Dataset entries start

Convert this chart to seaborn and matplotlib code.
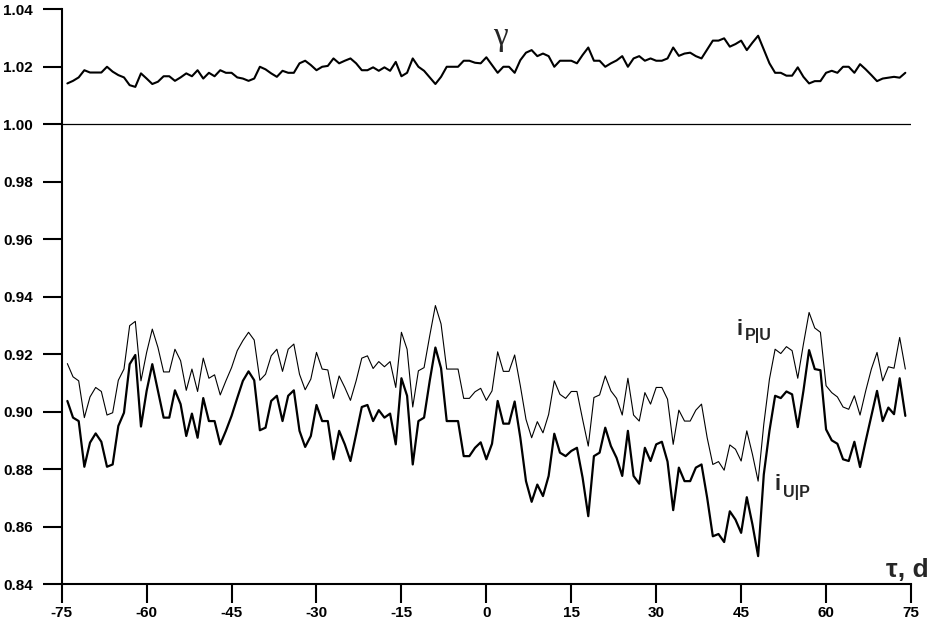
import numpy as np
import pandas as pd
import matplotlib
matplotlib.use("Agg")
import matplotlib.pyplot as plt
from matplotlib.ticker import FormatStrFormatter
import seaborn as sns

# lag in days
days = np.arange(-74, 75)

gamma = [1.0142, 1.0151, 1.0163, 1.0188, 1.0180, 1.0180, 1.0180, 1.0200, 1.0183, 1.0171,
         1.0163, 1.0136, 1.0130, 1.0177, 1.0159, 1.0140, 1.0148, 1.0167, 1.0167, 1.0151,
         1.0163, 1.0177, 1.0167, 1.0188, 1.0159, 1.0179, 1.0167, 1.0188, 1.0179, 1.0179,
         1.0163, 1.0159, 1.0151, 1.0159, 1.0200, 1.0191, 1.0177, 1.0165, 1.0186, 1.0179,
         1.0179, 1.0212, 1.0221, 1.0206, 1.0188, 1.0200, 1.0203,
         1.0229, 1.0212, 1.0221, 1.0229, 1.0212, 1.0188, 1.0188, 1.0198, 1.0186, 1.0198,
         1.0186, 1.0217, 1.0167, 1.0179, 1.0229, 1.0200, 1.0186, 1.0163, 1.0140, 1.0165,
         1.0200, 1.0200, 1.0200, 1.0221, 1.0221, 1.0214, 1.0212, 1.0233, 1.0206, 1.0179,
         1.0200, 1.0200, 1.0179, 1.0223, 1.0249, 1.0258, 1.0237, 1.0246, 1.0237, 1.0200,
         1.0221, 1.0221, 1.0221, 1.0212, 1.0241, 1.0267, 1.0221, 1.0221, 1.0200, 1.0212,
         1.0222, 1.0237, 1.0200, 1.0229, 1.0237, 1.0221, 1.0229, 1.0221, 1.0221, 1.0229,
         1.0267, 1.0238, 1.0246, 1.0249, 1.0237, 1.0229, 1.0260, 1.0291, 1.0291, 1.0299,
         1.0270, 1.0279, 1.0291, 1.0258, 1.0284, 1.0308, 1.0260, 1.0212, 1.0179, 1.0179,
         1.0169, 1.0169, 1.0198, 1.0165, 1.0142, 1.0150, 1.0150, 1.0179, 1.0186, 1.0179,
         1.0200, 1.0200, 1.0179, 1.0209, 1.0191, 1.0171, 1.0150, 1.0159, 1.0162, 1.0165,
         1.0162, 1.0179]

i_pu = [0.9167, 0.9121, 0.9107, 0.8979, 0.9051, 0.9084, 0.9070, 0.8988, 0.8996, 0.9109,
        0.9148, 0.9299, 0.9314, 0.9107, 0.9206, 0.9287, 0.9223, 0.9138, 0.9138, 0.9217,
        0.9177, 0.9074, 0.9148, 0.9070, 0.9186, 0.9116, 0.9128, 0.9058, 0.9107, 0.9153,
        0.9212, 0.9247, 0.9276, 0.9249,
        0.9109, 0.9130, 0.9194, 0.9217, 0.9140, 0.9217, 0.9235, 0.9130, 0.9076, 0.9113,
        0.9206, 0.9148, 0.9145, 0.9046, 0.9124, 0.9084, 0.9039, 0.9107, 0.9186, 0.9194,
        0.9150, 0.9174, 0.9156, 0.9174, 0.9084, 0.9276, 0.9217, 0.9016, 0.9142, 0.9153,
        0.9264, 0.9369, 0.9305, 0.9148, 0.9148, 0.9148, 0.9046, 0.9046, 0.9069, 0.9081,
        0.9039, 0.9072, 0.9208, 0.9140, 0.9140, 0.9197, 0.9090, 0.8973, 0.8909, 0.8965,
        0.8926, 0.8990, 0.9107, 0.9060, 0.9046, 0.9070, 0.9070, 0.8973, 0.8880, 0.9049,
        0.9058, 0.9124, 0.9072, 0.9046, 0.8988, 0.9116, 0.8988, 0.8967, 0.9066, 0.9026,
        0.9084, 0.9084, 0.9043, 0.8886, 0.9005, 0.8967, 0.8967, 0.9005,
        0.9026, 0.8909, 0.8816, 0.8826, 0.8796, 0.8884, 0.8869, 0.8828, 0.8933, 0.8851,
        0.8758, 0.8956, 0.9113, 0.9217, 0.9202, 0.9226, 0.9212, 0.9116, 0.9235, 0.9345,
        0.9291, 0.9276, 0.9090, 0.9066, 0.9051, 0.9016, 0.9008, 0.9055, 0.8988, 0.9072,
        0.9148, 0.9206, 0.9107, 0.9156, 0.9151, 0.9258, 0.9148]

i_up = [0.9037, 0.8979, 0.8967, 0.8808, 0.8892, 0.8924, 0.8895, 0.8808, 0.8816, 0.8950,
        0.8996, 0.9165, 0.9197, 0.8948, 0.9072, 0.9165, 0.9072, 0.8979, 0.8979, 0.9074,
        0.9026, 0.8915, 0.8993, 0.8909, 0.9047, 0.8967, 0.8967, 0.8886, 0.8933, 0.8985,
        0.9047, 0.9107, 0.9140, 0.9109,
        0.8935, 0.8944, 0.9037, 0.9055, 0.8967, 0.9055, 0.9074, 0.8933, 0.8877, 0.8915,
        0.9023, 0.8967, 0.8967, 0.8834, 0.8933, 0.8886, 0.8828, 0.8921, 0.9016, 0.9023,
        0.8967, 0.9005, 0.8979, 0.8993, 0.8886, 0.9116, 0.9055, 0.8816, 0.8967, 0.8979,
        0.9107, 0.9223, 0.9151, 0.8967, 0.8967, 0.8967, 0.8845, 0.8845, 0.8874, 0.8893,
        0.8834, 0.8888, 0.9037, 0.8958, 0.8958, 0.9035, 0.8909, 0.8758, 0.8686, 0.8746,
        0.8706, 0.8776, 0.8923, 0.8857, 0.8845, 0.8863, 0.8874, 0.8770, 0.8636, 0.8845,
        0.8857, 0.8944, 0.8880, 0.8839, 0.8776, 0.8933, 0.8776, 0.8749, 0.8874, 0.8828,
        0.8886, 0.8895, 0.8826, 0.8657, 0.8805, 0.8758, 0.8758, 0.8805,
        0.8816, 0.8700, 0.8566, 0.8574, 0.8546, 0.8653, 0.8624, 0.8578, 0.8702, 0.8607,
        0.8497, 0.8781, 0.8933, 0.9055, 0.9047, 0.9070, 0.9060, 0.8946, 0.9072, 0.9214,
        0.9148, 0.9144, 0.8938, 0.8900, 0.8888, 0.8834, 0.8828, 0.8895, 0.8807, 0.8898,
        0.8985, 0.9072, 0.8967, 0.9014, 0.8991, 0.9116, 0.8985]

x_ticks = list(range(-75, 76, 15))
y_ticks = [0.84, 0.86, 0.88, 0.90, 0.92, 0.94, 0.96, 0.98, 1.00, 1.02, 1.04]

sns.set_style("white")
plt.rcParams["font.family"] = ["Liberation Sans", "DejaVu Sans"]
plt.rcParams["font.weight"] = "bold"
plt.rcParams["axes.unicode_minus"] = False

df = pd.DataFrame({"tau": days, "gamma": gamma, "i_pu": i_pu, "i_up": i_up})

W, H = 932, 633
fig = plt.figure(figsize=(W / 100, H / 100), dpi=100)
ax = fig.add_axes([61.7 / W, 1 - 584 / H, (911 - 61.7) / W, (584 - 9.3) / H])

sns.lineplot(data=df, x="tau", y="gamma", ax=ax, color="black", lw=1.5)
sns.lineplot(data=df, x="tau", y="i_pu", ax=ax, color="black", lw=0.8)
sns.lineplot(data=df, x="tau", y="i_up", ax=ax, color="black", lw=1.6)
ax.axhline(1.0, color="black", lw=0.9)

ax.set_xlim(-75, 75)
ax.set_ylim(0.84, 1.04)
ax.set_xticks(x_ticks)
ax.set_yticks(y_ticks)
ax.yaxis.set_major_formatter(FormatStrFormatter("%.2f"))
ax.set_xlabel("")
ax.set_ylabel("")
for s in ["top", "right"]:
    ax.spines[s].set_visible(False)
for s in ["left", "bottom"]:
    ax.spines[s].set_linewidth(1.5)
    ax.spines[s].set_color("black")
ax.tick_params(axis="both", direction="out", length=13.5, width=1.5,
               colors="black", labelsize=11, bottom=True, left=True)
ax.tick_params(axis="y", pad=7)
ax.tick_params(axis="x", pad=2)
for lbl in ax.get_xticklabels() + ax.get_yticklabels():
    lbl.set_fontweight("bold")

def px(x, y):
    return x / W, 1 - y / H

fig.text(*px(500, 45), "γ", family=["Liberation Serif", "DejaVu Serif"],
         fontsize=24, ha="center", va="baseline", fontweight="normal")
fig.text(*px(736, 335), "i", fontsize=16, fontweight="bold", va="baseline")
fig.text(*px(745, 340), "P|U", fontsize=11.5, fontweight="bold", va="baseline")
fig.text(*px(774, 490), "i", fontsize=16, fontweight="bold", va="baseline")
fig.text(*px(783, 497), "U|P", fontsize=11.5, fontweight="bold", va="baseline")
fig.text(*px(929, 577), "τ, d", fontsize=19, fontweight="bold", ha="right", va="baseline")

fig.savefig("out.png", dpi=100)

Dataset entries end
Dataset entries start

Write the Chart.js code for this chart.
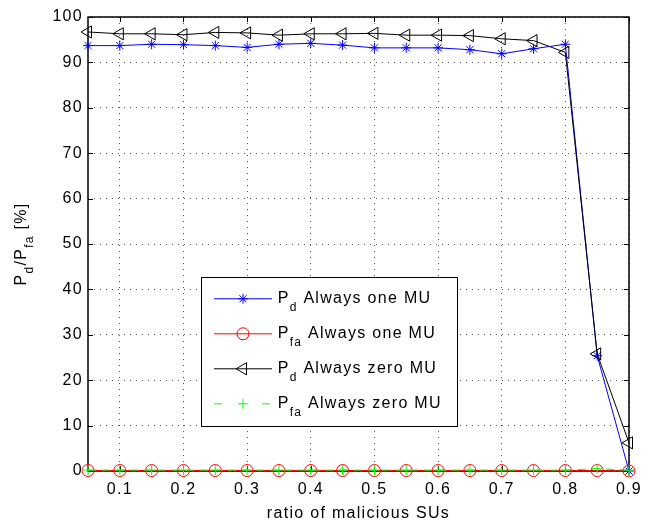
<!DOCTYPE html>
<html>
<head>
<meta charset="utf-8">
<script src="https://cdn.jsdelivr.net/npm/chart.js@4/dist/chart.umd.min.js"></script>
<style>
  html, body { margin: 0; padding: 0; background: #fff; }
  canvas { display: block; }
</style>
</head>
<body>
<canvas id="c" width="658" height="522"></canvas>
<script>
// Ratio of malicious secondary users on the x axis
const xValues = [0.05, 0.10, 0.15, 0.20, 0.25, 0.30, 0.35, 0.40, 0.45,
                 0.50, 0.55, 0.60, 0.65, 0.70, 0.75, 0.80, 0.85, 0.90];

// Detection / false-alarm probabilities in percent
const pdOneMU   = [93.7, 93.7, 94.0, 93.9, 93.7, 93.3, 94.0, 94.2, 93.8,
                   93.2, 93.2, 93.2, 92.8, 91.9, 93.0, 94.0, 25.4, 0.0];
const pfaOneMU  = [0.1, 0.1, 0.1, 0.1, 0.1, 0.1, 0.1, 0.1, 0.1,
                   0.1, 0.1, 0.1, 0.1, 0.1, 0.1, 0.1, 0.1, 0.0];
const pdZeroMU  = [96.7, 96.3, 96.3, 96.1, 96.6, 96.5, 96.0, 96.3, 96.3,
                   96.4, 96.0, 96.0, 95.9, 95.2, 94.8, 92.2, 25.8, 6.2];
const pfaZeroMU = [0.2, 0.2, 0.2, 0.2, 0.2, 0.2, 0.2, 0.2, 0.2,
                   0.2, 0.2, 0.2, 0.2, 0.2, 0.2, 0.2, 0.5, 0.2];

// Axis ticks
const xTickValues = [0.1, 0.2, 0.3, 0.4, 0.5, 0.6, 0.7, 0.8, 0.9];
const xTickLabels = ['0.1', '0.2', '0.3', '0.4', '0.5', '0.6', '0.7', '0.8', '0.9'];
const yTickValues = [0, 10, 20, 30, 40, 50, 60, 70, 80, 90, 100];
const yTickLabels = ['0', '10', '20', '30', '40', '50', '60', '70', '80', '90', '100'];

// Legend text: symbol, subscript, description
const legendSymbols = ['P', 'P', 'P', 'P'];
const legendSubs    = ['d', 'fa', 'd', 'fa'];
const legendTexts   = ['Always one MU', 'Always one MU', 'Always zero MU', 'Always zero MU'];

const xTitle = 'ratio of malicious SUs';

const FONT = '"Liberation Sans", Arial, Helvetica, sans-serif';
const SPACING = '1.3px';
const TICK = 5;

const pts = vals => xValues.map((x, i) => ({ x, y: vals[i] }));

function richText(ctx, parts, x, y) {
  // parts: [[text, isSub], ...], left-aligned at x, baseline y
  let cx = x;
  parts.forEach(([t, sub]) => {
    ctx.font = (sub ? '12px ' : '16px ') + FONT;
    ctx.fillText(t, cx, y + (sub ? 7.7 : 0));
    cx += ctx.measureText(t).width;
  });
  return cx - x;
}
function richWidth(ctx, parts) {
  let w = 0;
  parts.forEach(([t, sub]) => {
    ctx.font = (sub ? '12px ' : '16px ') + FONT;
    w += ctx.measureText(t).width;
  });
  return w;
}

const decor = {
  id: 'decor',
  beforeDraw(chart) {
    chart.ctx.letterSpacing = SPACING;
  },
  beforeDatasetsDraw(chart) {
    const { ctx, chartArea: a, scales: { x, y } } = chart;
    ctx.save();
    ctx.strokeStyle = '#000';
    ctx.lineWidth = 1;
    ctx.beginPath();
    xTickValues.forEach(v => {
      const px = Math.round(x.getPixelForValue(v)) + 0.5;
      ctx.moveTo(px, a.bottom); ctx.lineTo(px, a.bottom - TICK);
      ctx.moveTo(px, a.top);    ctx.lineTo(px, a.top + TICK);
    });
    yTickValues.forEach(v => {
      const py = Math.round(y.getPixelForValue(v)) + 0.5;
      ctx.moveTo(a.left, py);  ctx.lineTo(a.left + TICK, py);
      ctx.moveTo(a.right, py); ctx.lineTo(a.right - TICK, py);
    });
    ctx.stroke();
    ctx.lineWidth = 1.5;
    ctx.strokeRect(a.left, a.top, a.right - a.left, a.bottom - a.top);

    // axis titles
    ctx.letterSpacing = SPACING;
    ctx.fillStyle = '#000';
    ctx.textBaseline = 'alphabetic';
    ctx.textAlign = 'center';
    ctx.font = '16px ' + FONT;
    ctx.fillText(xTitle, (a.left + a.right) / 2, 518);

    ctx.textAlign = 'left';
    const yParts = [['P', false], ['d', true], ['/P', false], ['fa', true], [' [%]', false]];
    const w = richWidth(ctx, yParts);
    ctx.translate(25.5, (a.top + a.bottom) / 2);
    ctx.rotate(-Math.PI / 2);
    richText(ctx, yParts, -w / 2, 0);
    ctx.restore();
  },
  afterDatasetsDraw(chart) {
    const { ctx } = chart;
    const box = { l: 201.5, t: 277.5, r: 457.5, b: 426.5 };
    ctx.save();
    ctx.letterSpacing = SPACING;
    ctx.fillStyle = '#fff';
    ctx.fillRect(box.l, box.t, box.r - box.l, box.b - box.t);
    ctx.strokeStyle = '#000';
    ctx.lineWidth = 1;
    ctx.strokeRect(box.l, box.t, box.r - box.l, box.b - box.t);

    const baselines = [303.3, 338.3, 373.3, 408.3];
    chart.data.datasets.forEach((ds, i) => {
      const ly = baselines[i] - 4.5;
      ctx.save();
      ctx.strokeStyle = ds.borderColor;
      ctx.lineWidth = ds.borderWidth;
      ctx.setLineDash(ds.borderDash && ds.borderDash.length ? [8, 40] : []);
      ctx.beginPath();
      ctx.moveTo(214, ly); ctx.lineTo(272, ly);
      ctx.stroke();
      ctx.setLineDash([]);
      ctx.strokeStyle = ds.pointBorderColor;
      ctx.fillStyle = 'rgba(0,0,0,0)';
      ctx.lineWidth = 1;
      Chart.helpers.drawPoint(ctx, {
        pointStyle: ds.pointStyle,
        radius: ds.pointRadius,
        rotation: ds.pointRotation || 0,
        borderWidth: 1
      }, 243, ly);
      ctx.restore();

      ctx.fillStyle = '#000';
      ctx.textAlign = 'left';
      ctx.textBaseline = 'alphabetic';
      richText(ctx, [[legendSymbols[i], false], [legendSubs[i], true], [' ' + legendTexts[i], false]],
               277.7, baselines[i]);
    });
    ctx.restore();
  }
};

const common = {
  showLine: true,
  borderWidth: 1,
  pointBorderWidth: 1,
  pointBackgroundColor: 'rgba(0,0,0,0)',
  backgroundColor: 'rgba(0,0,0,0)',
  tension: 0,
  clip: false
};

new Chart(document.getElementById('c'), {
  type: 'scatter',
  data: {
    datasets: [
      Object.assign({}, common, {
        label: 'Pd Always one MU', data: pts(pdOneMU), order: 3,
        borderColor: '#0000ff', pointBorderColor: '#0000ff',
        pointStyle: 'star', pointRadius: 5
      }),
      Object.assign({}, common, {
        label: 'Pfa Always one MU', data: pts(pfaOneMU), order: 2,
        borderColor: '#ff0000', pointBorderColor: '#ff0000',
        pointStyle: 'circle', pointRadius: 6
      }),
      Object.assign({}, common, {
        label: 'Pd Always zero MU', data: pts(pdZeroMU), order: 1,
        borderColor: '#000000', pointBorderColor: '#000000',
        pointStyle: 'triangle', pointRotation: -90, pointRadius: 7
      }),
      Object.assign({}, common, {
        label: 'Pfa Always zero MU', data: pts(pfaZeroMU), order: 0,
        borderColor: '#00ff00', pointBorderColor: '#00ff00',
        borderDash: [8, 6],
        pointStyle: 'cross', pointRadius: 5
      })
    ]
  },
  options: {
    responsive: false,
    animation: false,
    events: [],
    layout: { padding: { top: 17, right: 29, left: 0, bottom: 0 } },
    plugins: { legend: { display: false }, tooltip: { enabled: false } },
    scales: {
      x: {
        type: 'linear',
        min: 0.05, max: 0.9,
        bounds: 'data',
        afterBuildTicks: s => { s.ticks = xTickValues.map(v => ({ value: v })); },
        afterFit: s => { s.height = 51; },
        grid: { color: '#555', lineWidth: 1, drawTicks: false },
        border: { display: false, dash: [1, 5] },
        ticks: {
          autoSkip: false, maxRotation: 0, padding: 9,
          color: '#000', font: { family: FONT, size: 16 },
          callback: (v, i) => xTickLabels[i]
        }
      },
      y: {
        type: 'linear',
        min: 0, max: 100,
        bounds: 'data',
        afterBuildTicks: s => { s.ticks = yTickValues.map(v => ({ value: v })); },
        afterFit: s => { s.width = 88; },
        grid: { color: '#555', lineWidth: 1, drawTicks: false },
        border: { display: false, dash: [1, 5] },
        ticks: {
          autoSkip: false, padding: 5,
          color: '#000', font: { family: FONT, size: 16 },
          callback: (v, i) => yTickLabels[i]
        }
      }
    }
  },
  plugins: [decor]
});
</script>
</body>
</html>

Dataset entries end

## Instructions to follow
Find every line above that contains the word "matplotlib", and return each one.

## Solution for this exercise
Convert this chart to seaborn and matplotlib code.
import matplotlib
matplotlib.use("Agg")
import matplotlib.pyplot as plt
from matplotlib.ticker import FormatStrFormatter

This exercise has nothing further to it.